The authors explain that there is very little certainly of determining when a population has recovered. "Recognizing this, we have been working to solve this problem for several populations of endangered whales with the hope that it will move us into a time where rigorous data collection and analysis, and not sentimentality, drive conservation policy," they state.

For example the western North Atlantic right whales, which have been researched extensively, may be falling peril, in part, due to the "Allee" effect, or reproductive failure due to low population density, report the researchers. They explain that biologists are currently debating whether an Allee effect is preventing recovery, or if

other threats -- particularly entanglement and ship strikes -- are the cause.

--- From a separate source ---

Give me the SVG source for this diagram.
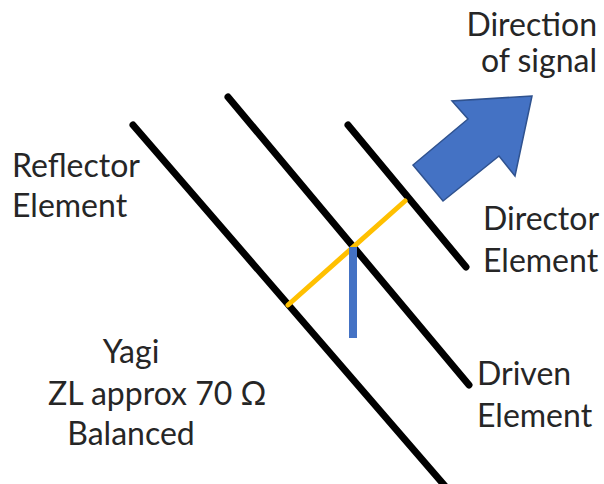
<svg xmlns="http://www.w3.org/2000/svg" width="604" height="484" viewBox="0 0 604 484">
<style>
.el{stroke:#000;stroke-width:7;stroke-linecap:round;fill:none}
.t{font-family:Lato,"Liberation Sans",sans-serif;font-size:32px;fill:#262626}
</style>
<rect width="604" height="484" fill="#fff"/>
<g id="reflector"><line class="el" x1="133" y1="125" x2="445" y2="486"/></g>
<g id="driven"><line class="el" x1="228" y1="97" x2="469" y2="385"/></g>
<g id="director"><line class="el" x1="348" y1="125" x2="466" y2="267"/></g>
<g id="connectors">
<line x1="288" y1="305" x2="405" y2="201" stroke="#FFC000" stroke-width="5" stroke-linecap="round"/>
<line x1="353" y1="247" x2="353" y2="338" stroke="#4472C4" stroke-width="8"/>
</g>
<g id="arrow"><polygon points="532,96 452,101 468,119 413,165 443,201 499,156 515,176" fill="#4472C4" stroke="#2F528F" stroke-width="1.5" stroke-linejoin="miter"/></g>
<g id="label-direction">
<text class="t" x="597" y="36" text-anchor="end">Direction</text>
<text class="t" x="597" y="72" text-anchor="end">of signal</text>
</g>
<g id="label-reflector">
<text class="t" x="12" y="177">Reflector</text>
<text class="t" x="12" y="217">Element</text>
</g>
<g id="label-director">
<text class="t" x="483" y="230">Director</text>
<text class="t" x="483" y="272">Element</text>
</g>
<g id="label-driven">
<text class="t" x="477" y="385">Driven</text>
<text class="t" x="477" y="427">Element</text>
</g>
<g id="label-yagi">
<text class="t" x="131" y="363" text-anchor="middle">Yagi</text>
<text class="t" x="48" y="405">ZL approx 70 Ω</text>
<text class="t" x="131" y="445" text-anchor="middle">Balanced</text>
</g>
</svg>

Unfortunately they explain that at this point human efforts at mitigating these threats have not resulted in any substantial growth in that population of whales for two decades.

"The problem is especially challenging, because even if there were perfect information, political will and unlimited resources, it might not be possible to adopt any single action that would immediately increase the population growth rate of the northern right whale," they state.

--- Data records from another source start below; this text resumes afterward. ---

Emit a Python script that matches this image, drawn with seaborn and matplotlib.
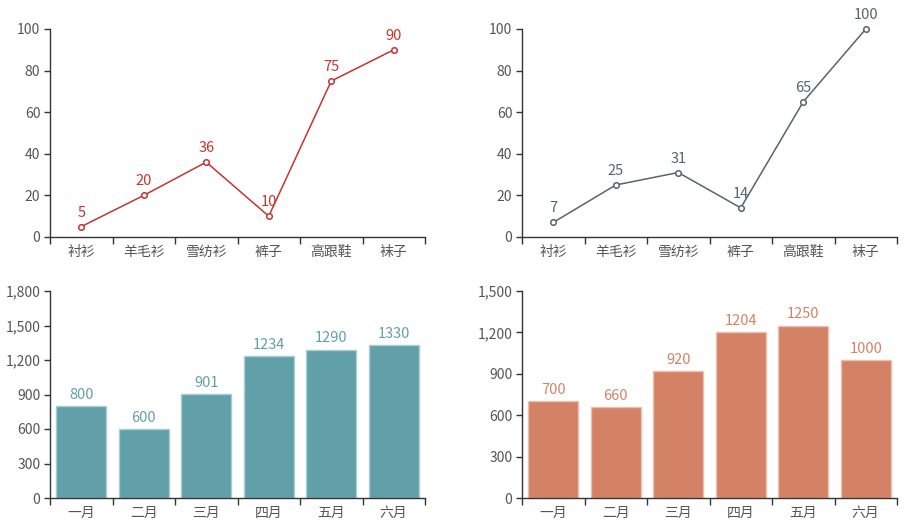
import numpy as np
import pandas as pd
import seaborn as sns
import matplotlib.pyplot as plt
from matplotlib.ticker import FuncFormatter, FixedLocator

sns.set_theme(style='ticks')
plt.rcParams['font.family'] = ['Noto Sans CJK SC', 'DejaVu Sans']

# 데이터
goods = ['衬衫', '羊毛衫', '雪纺衫', '裤子', '高跟鞋', '袜子']
sales_a = [5, 20, 36, 10, 75, 90]
sales_b = [7, 25, 31, 14, 65, 100]
months = ['一月', '二月', '三月', '四月', '五月', '六月']
bars_a = [800, 600, 901, 1234, 1290, 1330]
bars_b = [700, 660, 920, 1204, 1250, 1000]

fig = plt.figure(figsize=(9.05, 5.32), dpi=100)
W, H = 905, 532


def box(x0, y0, x1, y1):
    return [x0 / W, 1 - y1 / H, (x1 - x0) / W, (y1 - y0) / H]


ax1 = fig.add_axes(box(50, 29, 425, 237))
ax2 = fig.add_axes(box(522, 29, 897, 237))
ax3 = fig.add_axes(box(50, 291, 425, 498))
ax4 = fig.add_axes(box(522, 291, 897, 498))

axis_col = '#333333'
text_col = '#555555'


def style(ax, ymax, step, comma=False):
    ax.set_xlim(-0.5, 5.5)
    ax.set_ylim(0, ymax)
    ax.set_yticks(np.arange(0, ymax + 1, step))
    if comma:
        ax.yaxis.set_major_formatter(FuncFormatter(lambda v, p: f'{int(v):,}'))
    for s in ['top', 'right']:
        ax.spines[s].set_visible(False)
    for s in ['left', 'bottom']:
        ax.spines[s].set_color(axis_col)
        ax.spines[s].set_linewidth(1)
    ax.tick_params(axis='y', length=4, width=1, color=axis_col, labelcolor=text_col,
                   labelsize=10, pad=3)
    ax.tick_params(axis='x', which='major', length=0, labelcolor=text_col,
                   labelsize=10, pad=6)
    ax.xaxis.set_minor_locator(FixedLocator(np.arange(-0.5, 6, 1)))
    ax.tick_params(axis='x', which='minor', length=5, width=1, color=axis_col)
    ax.set_xlabel('')
    ax.set_ylabel('')
    ax.grid(False)


def line_panel(ax, vals, col):
    df = pd.DataFrame({'cat': goods, 'v': vals})
    sns.lineplot(data=df, x='cat', y='v', ax=ax, color=col, linewidth=1.1,
                 marker='o', markersize=4, markerfacecolor='white',
                 markeredgecolor=col, markeredgewidth=1.1, sort=False,
                 clip_on=False)
    for i, v in enumerate(vals):
        ax.annotate(str(v), (i, v), xytext=(0, 5), textcoords='offset points',
                    ha='center', va='bottom', color=col, fontsize=10.5)
    style(ax, 100, 20)


def bar_panel(ax, vals, col, edge, ymax):
    df = pd.DataFrame({'m': months, 'v': vals})
    sns.barplot(data=df, x='m', y='v', ax=ax, color=col, saturation=1,
                width=0.8, edgecolor=edge, linewidth=1)
    for i, v in enumerate(vals):
        ax.annotate(str(v), (i, v), xytext=(0, 3), textcoords='offset points',
                    ha='center', va='bottom', color=col, fontsize=10.5)
    style(ax, ymax, 300, comma=True)


line_panel(ax1, sales_a, '#c23531')
line_panel(ax2, sales_b, '#546570')
bar_panel(ax3, bars_a, '#61a0a8', '#a9cdd1', 1800)
bar_panel(ax4, bars_b, '#d48265', '#ecc0ae', 1500)

fig.savefig('out.png', dpi=100)
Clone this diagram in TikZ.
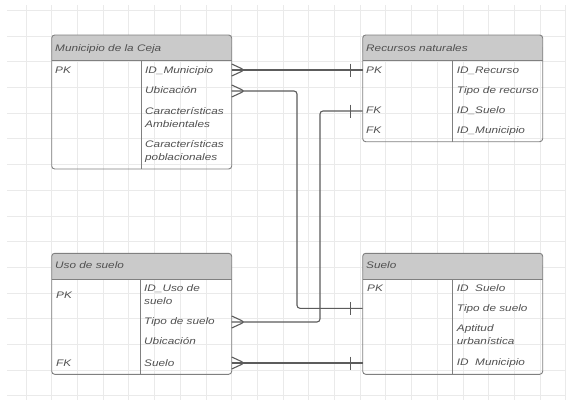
\documentclass[tikz,border=0pt]{standalone}
\usepackage{fontspec}
\newfontfamily\erfont[FakeStretch=1.24]{Liberation Sans}
\usetikzlibrary{calc}

\definecolor{rejilla}{RGB}{234,234,234}
\definecolor{borde}{RGB}{128,128,128}
\definecolor{cabeza}{RGB}{202,202,202}
\definecolor{letra}{RGB}{80,80,80}
\definecolor{linea}{RGB}{92,92,92}

\tikzset{
  marco/.style={draw=borde, line width=0.9pt, rounded corners=3pt},
  division/.style={draw=borde, line width=0.9pt},
  campo/.style={anchor=west, inner sep=0pt, text=letra,
    font=\erfont\itshape\fontsize{9.5}{13}\selectfont, text height=8pt, text depth=1.5pt},
  campodoble/.style={anchor=west, inner sep=0pt, text=letra, align=left,
    font=\erfont\itshape\fontsize{9.5}{13}\selectfont},
  relacion/.style={draw=linea, line width=1.1pt, rounded corners=3pt},
}

% tabla: nombre, izquierda, arriba, derecha, abajo, columna
\newcommand{\tabla}[6]{%
  \fill[cabeza, rounded corners=3pt] (#2,#3) rectangle (#4,#3+20);
  \fill[cabeza] (#2,#3+12) rectangle (#4,#3+25.7);
  \draw[division] (#2,#3+25.7) -- (#4,#3+25.7);
  \draw[division] (#6,#3+25.7) -- (#6,#5);
  \draw[marco] (#2,#3) rectangle (#4,#5);
  \coordinate (#1-nw) at (#2,#3);
  \coordinate (#1-se) at (#4,#5);
}
% extremo muchos y extremo uno
\newcommand{\muchos}[1]{\draw[relacion] ($(#1)+(0,-6)$) -- ($(#1)+(13,0)$) -- ($(#1)+(0,6)$);}
\newcommand{\uno}[1]{\draw[relacion] ($(#1)+(-12.5,-6.5)$) -- ($(#1)+(-12.5,6.5)$);}

\begin{document}
\begin{tikzpicture}[x=1pt, y=-1pt]
  \useasboundingbox (0,0) rectangle (566,400);
  \fill[white] (0,0) rectangle (566,400);
  % rejilla de fondo
  \foreach \i in {1,...,22}
    \draw[rejilla, line width=0.8pt] ({0.3+25.7*\i},5) -- ({0.3+25.7*\i},400);
  \foreach \j in {0,...,15}
    \draw[rejilla, line width=0.8pt] (7,{10.3+25.7*\j}) -- (566,{10.3+25.7*\j});

  % Municipio de la Ceja
  \tabla{mun}{51.7}{35}{231.7}{169}{141}
  \node[campo] (mun-titulo) at (55,47.8) {Municipio de la Ceja};
  \node[campo] (mun-pk) at (55,70) {PK};
  \node[campo] (mun-id) at (145,70) {ID\_Municipio};
  \node[campo] (mun-ubi) at (145,90) {Ubicación};
  \node[campodoble] (mun-amb) at (145,117.3) {Características\\Ambientales};
  \node[campodoble] (mun-pob) at (145,151) {Características\\poblacionales};

  % Recursos naturales
  \tabla{rec}{362.7}{35}{542.7}{141.7}{452.7}
  \node[campo] (rec-titulo) at (366,47.8) {Recursos naturales};
  \node[campo] (rec-pk) at (366,70) {PK};
  \node[campo] (rec-id) at (456.7,70) {ID\_Recurso};
  \node[campo] (rec-tipo) at (456.7,90) {Tipo de recurso};
  \node[campo] (rec-fk1) at (366,110) {FK};
  \node[campo] (rec-suelo) at (456.7,110) {ID\_Suelo};
  \node[campo] (rec-fk2) at (366,130) {FK};
  \node[campo] (rec-mun) at (456.7,130) {ID\_Municipio};

  % Uso de suelo
  \tabla{uso}{51.7}{253.3}{231.7}{374.3}{140}
  \node[campo] (uso-titulo) at (55,265.5) {Uso de suelo};
  \node[campo] (uso-pk) at (56,295) {PK};
  \node[campodoble] (uso-id) at (144,295) {ID\_Uso de\\suelo};
  \node[campo] (uso-tipo) at (144,321) {Tipo de suelo};
  \node[campo] (uso-ubi) at (144,341.7) {Ubicación};
  \node[campo] (uso-fk) at (56,363) {FK};
  \node[campo] (uso-suelo) at (144,363) {Suelo};

  % Suelo
  \tabla{sue}{362.7}{253.3}{542.7}{374.3}{452.7}
  \node[campo] (sue-titulo) at (366,265.5) {Suelo};
  \node[campo] (sue-pk) at (367,288.3) {PK};
  \node[campo] (sue-id) at (456.7,288.3) {ID~~Suelo};
  \node[campo] (sue-tipo) at (456.7,308.3) {Tipo de suelo};
  \node[campodoble] (sue-apt) at (456.7,335) {Aptitud\\urbanística};
  \node[campo] (sue-mun) at (456.7,362.7) {ID~~Municipio};

  % puntos de union
  \coordinate (p-mun-id) at (231.7,70);
  \coordinate (p-mun-ubi) at (231.7,91);
  \coordinate (p-uso-tipo) at (231.7,322);
  \coordinate (p-uso-suelo) at (231.7,363);
  \coordinate (p-rec-pk) at (362.7,70);
  \coordinate (p-rec-fk) at (362.7,111);
  \coordinate (p-sue-pk) at (362.7,308.3);
  \coordinate (p-sue-mun) at (362.7,363);

  % relaciones
  \draw[relacion] (p-mun-id) -- (p-rec-pk);
  \draw[relacion] (p-mun-ubi) -- (297,91) -- (297,308.3) -- (p-sue-pk);
  \draw[relacion] (p-uso-tipo) -- (320,322) -- (320,111) -- (p-rec-fk);
  \draw[relacion] (p-uso-suelo) -- (p-sue-mun);
  \muchos{p-mun-id}
  \muchos{p-mun-ubi}
  \muchos{p-uso-tipo}
  \muchos{p-uso-suelo}
  \uno{p-rec-pk}
  \uno{p-rec-fk}
  \uno{p-sue-pk}
  \uno{p-sue-mun}
\end{tikzpicture}
\end{document}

In analyzing a variety of whales which differ in their recovery status, the authors assert, "It may be that when large whale populations become 'too small' (yet to be defined), they will not recover."

"It is crucial in the future that this lesson not be ignored," they admonish.

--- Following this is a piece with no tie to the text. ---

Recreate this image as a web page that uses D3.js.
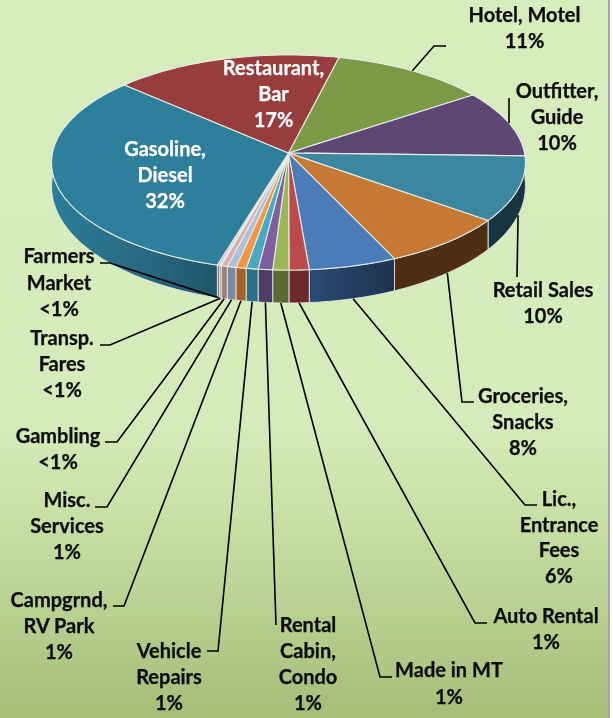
<!DOCTYPE html>
<html><head><meta charset="utf-8">
<script src="https://cdn.jsdelivr.net/npm/d3@7/dist/d3.min.js"></script>
<style>html,body{margin:0;padding:0;background:#fff}svg{display:block}
text{font-family:Lato,"Open Sans",sans-serif;font-weight:700;font-size:20px;text-anchor:middle;stroke-width:.25px}</style>
</head><body><div id="chart"></div>
<script>
// ---- data ----
const categories = [
  "Hotel, Motel","Outfitter, Guide","Retail Sales","Groceries, Snacks","Lic., Entrance Fees",
  "Auto Rental","Made in MT","Rental Cabin, Condo","Vehicle Repairs","Campgrnd, RV Park",
  "Misc. Services","Gambling","Transp. Fares","Farmers Market","Gasoline, Diesel","Restaurant, Bar"];
const values = [11.6,10.1,9.8,8,5.5,1.25,1,0.9,0.75,0.64,0.55,0.39,0.1,0.15,32.37,16.9];
const percentLabels = ["11%","10%","10%","8%","6%","1%","1%","1%","1%","1%","1%","<1%","<1%","<1%","32%","17%"];
const nameLines = [
  ["Hotel, Motel"],["Outfitter,","Guide"],["Retail Sales"],["Groceries,","Snacks"],["Lic.,","Entrance","Fees"],
  ["Auto Rental"],["Made in MT"],["Rental","Cabin,","Condo"],["Vehicle","Repairs"],["Campgrnd,","RV Park"],
  ["Misc.","Services"],["Gambling"],["Transp.","Fares"],["Farmers","Market"],["Gasoline,","Diesel"],["Restaurant,","Bar"]];

// ---- styling ----
const topColors  = ["#7b9a45","#5d4674","#3a87a0","#c67835","#4a7cb8","#bb4c4c","#98b855","#7d5fa0","#48a9c3","#f49544","#aebfdc","#d8aeac","#c6d8a4","#bcaed0","#2e7f9b","#973c3d"];
const sideColors = ["#5a7030","#43305a","#16363f","#4f2e15","url(#gLic)","#6e2a2a","#5a6b33","#4f3a69","#2a7086","#a56226","#7a8ba3","#a08080","#8a9a70","#85789a","url(#gGas)","#6e2a2a"];
const labelColors = categories.map((d,i)=> i>=14 ? "#ffffff" : "#0b0b0b");

// ---- layout ----
const W=613,H=718,panelW=608;
const labelAnchors = [[524.5,22],[557,98],[543,297],[523,403],[559,506],[546,623],[449,677],[308,632],[169,658],[59,607],[67,507],[58,443],[62,345],[59,263],[165,156],[273.5,75]];
const labelLineH = [26,26,26,26,25.7,26,27,26,26,26,26,26,26,26.5,26,26];
// elbows of the leader lines, null for labels inside the pie
const leaderBends = [[[434,46],[446,46]],[[509,98]],[[517,277]],[[462,402],[474,402]],[[525,505],[537,505]],
  [[475,623],[487,623]],[[380,677],[392,677]],[[276,625]],[[218,651],[207,651]],[[124,606],[113,606]],
  [[107,507],[95,507]],[[117,442],[105,442]],[[110,345],[100,345]],[[110,263],[100,263]],null,null];

const cx=288.5, cy=153, a=236, b=106.7, k=-0.0884;
const deg=Math.PI/180;
// tilted-disc projection of pie angle (clockwise from 12 o'clock)
function project(t,lower){
  const u=Math.sin(t), v=-Math.cos(t), d=1+k*v;
  const depth = lower ? 23+10*v : 0;
  return [cx+a*u/d, cy+b*v/d+depth];
}
const arcPoints=(a0,a1,lower)=>{const n=Math.max(2,Math.ceil(Math.abs(a1-a0)/(1*deg)));
  return d3.range(n+1).map(i=>project(a0+(a1-a0)*i/n,lower));};
const line=d3.line();

const pieGen=d3.pie().sort(null).value(d=>d).startAngle(13.4*deg).endAngle((360+13.4)*deg);
const slices=pieGen(values);

const svg=d3.select("#chart").append("svg").attr("width",W).attr("height",H);
const defs=svg.append("defs");
const grad=(id,stops,x2,y2)=>{const g=defs.append("linearGradient").attr("id",id).attr("x1",0).attr("y1",0).attr("x2",x2).attr("y2",y2);
  stops.forEach(s=>g.append("stop").attr("offset",s[0]).attr("stop-color",s[1]));};
grad("gBg",[[0,"#d8edbe"],[0.58,"#d6ebbb"],[0.72,"#c8e0a6"],[1,"#a6bd78"]],0,1);
grad("gGas",[[0,"#2b7d98"],[0.45,"#2a6d85"],[1,"#20566a"]],1,0);
grad("gLic",[[0,"#2b4a73"],[1,"#1e3350"]],1,0);
defs.append("filter").attr("id","soft").attr("x","-5%").attr("y","-5%").attr("width","110%").attr("height","110%")
  .append("feGaussianBlur").attr("stdDeviation",0.4);

svg.append("rect").attr("width",panelW).attr("height",H).attr("fill","url(#gBg)");
svg.append("rect").attr("x",panelW).attr("width",2).attr("height",H).attr("fill","#a3a3a3");

const g=svg.append("g").attr("filter","url(#soft)");

// side wall
const vis0=90.5*deg, vis1=272*deg;
g.append("g").selectAll("path").data(slices).join("path")
  .attr("d",s=>{
    const lo=Math.max(s.startAngle,vis0),hi=Math.min(s.endAngle,vis1);
    if(hi<=lo) return null;
    const top=arcPoints(lo,hi,false), bot=arcPoints(hi,lo,true);
    return line(top.concat(bot))+"Z";
  })
  .attr("fill",(s,i)=>sideColors[i]).attr("stroke","#e8ecdf").attr("stroke-width",1).attr("stroke-opacity",.85);

// top face
g.append("g").selectAll("path").data(slices).join("path")
  .attr("d",s=>line([[cx,cy]].concat(arcPoints(s.startAngle,s.endAngle,false)))+"Z")
  .attr("fill",(s,i)=>topColors[i]).attr("stroke","#e6ebe4").attr("stroke-width",1.1).attr("stroke-linejoin","round");

// leader lines start from the rim at each slice's mid angle
g.append("g").selectAll("path").data(slices.filter((s,i)=>leaderBends[i])).join("path")
  .attr("d",s=>{
    const i=s.index, mid=(s.startAngle+s.endAngle)/2;
    return line([project(mid,i>=2)].concat(leaderBends[i]));
  })
  .attr("fill","none").attr("stroke","#050505").attr("stroke-width",1.6);

// labels
const lab=g.append("g").selectAll("text").data(categories).join("text")
  .attr("fill",(d,i)=>labelColors[i]).attr("stroke",(d,i)=>labelColors[i])
  .attr("transform",(d,i)=>`translate(${labelAnchors[i][0]},${labelAnchors[i][1]})`);
lab.each(function(d,i){
  const t=d3.select(this);
  nameLines[i].concat([percentLabels[i]]).forEach((l,j)=>{
    t.append("tspan").attr("x",0).attr("y",j*labelLineH[i]).text(l);
  });
});
</script></body></html>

In an example of recovery, the authors describe the situation of the eastern North Pacific population of gray whale. Removed from the Endangered Species Act (ESA) List of Endangered and Threatened Wildlife in June 1994, and the only large whale so far "delisted," this whale population is approximately 26,635 individuals, up 2.5 percent each year over the last three decades.

To address the question of how much monitoring is necessary to detect recovery of this whale population, the authors sampled different sets of data from 19 years.

"We then applied a model to determine ESA status for each subset of survey data and found that a quantitative decision to delist is unambiguously supported by 11 years of data, but precariously uncertain with fewer than 10 years of data," said the authors.

Depletion of whale populations is mainly the result of commercial whaling ending sometime between the 30s and 80s. The authors state that "only the eastern North Pacific population of gray whales seems to have fully recovered."

The rest are still classified as endangered under the U.S. Endangered Species Act.

"The lesson here seems to be that at least some large whale populations can recover from overexploitation, but only if their numbers are not reduced to some level, beyond which the "extinction vortex" reaches out and starts pulling them inexorably towards extinction," they state.

They go on to explain that "moratoria on harvest alone are insufficient to guarantee adequate conservation.

Without adequate monitoring, it is not clear to what extent management objectives have been or will be achieved.

Adequate monitoring programs, such as that for the eastern North Pacific gray whale, will not be inexpensive and will not be brief."

The authors conclude with a call for better objective criteria in assessing whale populations, "For several populations of large whales, the current status under the ESA needs to be reconsidered. In developing ESA classification schemes for populations such as the North Atlantic humpback whale and the western Arctic bowhead whale, decision makers will be hard pressed to develop and use an objective set of criteria for all populations of large whales. Yet such objective criteria are exactly what are needed when agencies are faced with an emotionally charged public, a lack of biological data and a clear need to set priorities for allocating limited resources."